Choral Artists of Sarasota offer energetic, musically sensitive performance.
The Verdi Requiem and Mount Everest have something in common: each is monumental and each is "There!” I don’t know of any performer alive who has not wanted to sing, conduct, or play this great work at some time or another, and like Everest, it is not for the faint of heart. Each is packed with challenges and dangers that lie in wait for the unsuspecting or unprepared.
On Sunday afternoon at the Sarasota Opera House, the Choral Artists of Sarasota (nee Gloria Musicae), the Master Chorale of Tampa, four able soloists and the Sarasota Orchestra, all prepared and conducted by Joseph Holt, were set and ready to scale the heights of this great masterpiece.
And scale it they did, with energy to spare. These some 200 performers, onstage and in the pit, took advantage of the great karma of performing in “Verdi’s American Home,” the Sarasota Opera House, to absolutely raise the roof at least a foot or so, with both the performance and then the applause from the sold-out house.
Combining the professional singers of the Choral Artists of Sarasota with the semi-professional/community choral singers of the Master Chorale of Tampa, Joseph Holt presented a Verdi Requiem with singers with excellent pitch and diction, combined with immense musicality from all. After a somewhat tentative start, the “Introit and Kyrie” came together and one could hear these musical forces join and blend in what became a most moving performance. English text was shown above the stage so we were able to comprehend both emotion and understanding as the sections of the Requiem unfolded.

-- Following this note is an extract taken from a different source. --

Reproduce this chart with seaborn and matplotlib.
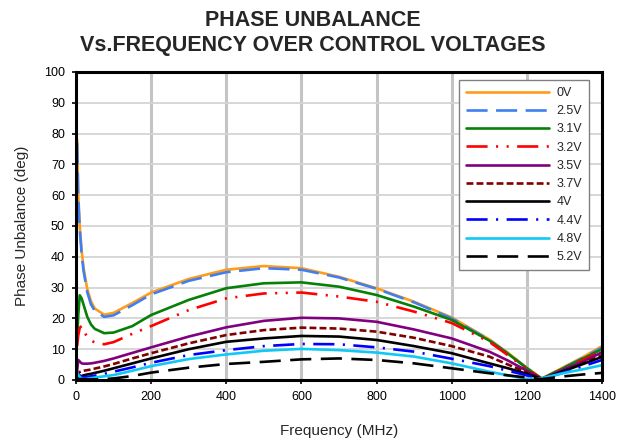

The massive “Dies Irae” or Day of Wrath landed with all the force and violence of Judgement Day in what seems to be a preview of the storm scene in the opening of Verdi’s “Otello,” written some years later, and it was reprised again in the Requiem’s final section. While in the louder passages the chorus oversang just a bit (who wouldn’t with all that drama going on), the soft passages gave us that wonderful, lovely depth of sound that can only be accomplished by a large chorus singing well.
Most all of the pitfalls for chorus in this massive work were surmounted, especially with the steady rhythm and quick tempo in the notorious double fugue of the “Sanctus,” and the final ”Libera me” where many performances have foundered in its fugal passages.

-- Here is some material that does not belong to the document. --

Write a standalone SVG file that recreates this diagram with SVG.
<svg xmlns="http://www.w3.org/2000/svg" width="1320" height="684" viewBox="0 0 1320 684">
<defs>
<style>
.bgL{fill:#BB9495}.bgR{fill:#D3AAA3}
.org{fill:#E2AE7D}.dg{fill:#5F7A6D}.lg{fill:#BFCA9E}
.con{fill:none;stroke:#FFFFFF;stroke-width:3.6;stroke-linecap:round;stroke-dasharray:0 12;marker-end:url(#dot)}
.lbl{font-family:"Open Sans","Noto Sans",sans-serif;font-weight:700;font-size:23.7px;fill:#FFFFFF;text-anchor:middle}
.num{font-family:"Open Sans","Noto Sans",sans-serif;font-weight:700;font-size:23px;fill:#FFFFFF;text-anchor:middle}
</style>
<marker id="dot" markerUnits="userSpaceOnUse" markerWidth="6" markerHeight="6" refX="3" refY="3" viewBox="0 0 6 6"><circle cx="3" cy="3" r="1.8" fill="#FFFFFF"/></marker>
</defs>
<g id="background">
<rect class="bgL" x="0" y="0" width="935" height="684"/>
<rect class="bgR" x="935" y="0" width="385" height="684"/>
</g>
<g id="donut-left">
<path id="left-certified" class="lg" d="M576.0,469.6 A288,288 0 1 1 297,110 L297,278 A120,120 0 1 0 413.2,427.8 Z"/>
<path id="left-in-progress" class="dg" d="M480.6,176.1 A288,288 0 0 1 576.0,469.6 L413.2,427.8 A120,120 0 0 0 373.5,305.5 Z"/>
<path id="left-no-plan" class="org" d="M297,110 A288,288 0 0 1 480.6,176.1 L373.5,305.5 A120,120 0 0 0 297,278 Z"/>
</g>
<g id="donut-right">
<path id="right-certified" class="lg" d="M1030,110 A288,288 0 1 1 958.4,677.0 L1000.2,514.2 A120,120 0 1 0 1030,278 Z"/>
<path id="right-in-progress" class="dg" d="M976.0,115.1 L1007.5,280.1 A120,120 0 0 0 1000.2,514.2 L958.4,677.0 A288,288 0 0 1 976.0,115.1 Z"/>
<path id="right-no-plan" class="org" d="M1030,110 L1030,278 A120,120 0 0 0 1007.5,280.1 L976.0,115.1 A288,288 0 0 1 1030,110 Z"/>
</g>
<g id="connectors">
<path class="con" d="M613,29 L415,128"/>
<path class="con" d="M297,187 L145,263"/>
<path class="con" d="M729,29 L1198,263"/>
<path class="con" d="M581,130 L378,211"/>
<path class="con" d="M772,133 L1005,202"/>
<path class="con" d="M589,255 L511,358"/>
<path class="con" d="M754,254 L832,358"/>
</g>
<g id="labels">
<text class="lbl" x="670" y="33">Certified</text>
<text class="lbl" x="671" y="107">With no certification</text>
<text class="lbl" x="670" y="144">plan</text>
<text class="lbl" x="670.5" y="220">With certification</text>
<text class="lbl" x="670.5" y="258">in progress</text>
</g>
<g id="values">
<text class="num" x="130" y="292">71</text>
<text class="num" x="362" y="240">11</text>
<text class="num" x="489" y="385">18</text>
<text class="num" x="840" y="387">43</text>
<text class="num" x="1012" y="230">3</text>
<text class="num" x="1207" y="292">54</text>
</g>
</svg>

The four soloists for the occasion were Danielle Talamantes, soprano, Robyn Rocklein, mezzo-soprano, Blake Friedman, tenor, and Kerry Wilkerson, bass. Verdi certainly favored the two female voices in his Requiem, giving them most of the vocal gems, with few exceptions. Both soprano Talamantes and mezzo Rocklein were up to the task, commanding in all their solos and ensembles. Talamantes’ lovely sound soared above the orchestra in the musical climaxes, and Rocklein was quite impressive throughout. Although their blend at the beginning of the “Agnus Dei” could have been warmer, these are two fine singers. Friedman gave his best in his “Ingemisco” solo, with a slightly stretched sound, but he more than held his own in the trios and quartets. Wilkerson, more of a bass-baritone than bass, as called for by Verdi, seemed challenged by the lower range of his part, with a somewhat dry sound, but still sang with great drama.
In the pit, the full Sarasota Orchestra again showed all the quality and versatility of this fine group. Its members had just played three pops concerts in two days, then massively switched gears to play the Verdi Requiem. Joseph Holt, in his six years as Artistic Director with Gloria Musicae/Choral Artists of Sarasota, has grown musically, both as interpreter and conductor, providing us with an energetic and musically sensitive performance, in which the orchestra never over balanced the singers and coalesced into an afternoon of excellent music making. More kudos for the arts in Sarasota.